— Begin EXCERPTED DATA —

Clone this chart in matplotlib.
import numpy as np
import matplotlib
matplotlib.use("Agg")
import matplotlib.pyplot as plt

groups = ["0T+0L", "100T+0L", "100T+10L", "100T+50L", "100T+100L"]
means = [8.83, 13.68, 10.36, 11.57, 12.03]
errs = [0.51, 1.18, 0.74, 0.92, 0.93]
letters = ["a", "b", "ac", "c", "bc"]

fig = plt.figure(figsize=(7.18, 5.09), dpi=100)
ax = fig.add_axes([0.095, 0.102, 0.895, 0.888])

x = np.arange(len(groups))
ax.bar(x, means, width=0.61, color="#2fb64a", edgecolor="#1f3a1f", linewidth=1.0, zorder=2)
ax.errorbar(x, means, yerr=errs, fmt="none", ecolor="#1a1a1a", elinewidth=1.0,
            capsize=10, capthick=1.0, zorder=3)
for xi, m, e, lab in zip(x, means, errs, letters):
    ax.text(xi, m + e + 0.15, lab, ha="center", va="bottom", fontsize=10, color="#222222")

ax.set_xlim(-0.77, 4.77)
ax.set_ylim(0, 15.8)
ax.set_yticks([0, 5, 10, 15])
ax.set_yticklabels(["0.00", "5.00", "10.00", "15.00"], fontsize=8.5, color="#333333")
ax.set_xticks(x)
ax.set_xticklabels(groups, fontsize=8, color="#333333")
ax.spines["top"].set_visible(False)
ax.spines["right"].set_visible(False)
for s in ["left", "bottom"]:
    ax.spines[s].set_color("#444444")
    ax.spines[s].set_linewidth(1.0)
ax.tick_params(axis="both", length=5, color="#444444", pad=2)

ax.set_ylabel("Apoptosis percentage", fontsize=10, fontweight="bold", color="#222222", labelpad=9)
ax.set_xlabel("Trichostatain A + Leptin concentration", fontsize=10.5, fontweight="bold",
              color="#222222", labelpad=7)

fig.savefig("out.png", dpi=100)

— End EXCERPTED DATA —
— Begin EXCERPTED DATA —

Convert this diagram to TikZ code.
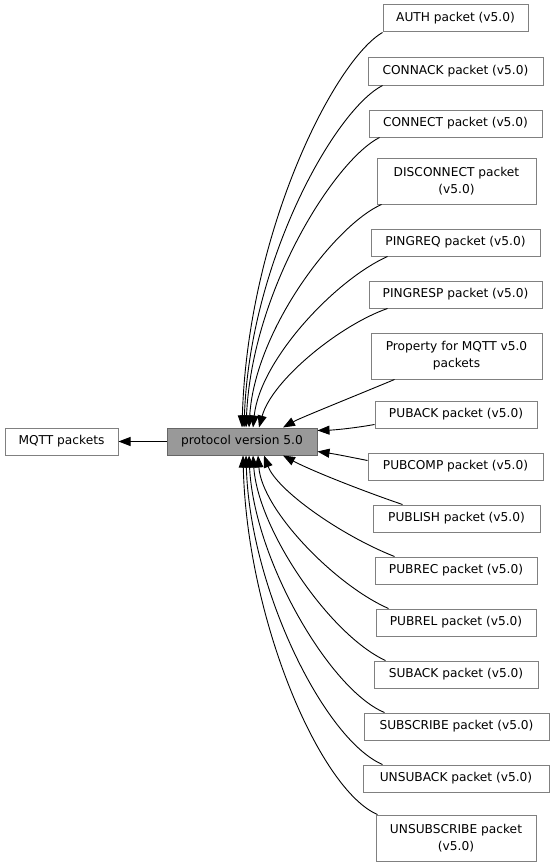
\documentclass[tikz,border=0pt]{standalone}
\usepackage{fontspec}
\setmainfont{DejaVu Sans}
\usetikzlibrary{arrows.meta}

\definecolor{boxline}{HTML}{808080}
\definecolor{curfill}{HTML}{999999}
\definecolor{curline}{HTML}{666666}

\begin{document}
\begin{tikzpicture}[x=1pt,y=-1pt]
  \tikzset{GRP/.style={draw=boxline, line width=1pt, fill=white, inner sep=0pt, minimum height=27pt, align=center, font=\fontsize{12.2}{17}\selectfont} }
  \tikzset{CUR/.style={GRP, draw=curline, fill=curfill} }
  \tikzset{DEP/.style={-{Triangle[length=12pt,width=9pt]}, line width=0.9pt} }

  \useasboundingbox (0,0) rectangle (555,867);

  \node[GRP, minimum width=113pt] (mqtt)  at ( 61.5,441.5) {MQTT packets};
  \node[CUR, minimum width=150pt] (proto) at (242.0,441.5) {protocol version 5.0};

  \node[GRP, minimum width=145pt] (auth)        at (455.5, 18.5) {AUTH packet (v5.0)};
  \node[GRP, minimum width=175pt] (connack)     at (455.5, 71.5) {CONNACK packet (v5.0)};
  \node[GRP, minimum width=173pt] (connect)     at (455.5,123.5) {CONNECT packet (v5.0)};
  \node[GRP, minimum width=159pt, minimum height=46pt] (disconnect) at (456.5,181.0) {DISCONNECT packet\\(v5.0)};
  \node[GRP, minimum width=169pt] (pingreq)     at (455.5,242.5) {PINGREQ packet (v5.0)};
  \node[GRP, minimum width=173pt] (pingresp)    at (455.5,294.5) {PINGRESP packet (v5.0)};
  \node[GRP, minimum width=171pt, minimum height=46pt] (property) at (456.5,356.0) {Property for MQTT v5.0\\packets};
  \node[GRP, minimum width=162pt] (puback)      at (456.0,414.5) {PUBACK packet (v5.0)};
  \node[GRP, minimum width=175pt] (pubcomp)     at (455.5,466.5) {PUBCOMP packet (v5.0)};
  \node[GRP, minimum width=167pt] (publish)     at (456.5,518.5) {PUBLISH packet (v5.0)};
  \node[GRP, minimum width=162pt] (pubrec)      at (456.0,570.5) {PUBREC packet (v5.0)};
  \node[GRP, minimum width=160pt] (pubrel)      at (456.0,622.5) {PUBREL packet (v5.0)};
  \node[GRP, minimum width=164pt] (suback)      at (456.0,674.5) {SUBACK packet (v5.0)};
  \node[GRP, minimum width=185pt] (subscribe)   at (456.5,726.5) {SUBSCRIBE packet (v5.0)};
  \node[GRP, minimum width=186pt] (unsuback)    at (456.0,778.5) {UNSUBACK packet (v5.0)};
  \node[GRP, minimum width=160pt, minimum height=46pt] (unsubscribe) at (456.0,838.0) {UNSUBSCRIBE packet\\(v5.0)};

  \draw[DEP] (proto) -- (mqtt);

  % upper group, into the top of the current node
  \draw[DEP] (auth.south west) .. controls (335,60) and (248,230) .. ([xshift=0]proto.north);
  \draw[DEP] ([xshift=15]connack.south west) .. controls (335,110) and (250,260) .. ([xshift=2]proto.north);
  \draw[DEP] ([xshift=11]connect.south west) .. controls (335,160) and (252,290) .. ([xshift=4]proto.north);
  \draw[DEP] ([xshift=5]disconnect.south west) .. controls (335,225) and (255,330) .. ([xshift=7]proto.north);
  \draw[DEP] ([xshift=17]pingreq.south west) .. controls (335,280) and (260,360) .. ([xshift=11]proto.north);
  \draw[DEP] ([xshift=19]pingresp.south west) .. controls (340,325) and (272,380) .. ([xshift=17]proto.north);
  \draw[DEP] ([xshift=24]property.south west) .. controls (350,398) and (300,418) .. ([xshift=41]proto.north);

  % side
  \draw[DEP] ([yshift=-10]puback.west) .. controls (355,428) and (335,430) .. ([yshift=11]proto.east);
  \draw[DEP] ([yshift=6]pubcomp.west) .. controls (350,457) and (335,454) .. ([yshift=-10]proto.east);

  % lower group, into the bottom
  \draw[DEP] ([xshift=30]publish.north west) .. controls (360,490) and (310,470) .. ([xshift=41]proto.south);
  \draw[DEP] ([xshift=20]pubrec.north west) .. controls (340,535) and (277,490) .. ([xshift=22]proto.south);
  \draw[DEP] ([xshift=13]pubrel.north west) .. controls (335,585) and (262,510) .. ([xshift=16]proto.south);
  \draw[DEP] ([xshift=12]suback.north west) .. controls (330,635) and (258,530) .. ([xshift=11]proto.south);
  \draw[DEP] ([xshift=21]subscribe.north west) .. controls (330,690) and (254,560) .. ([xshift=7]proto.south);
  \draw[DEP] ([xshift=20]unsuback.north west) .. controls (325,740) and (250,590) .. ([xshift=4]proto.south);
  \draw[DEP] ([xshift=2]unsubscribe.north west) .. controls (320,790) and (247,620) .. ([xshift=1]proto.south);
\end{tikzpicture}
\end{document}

— End EXCERPTED DATA —

#### [REQUIREMENTS]
Every line containing the string "matplotlib" must be listed.

#### [REPLY]
Clone this chart in matplotlib.
import matplotlib
matplotlib.use("Agg")
import matplotlib.pyplot as plt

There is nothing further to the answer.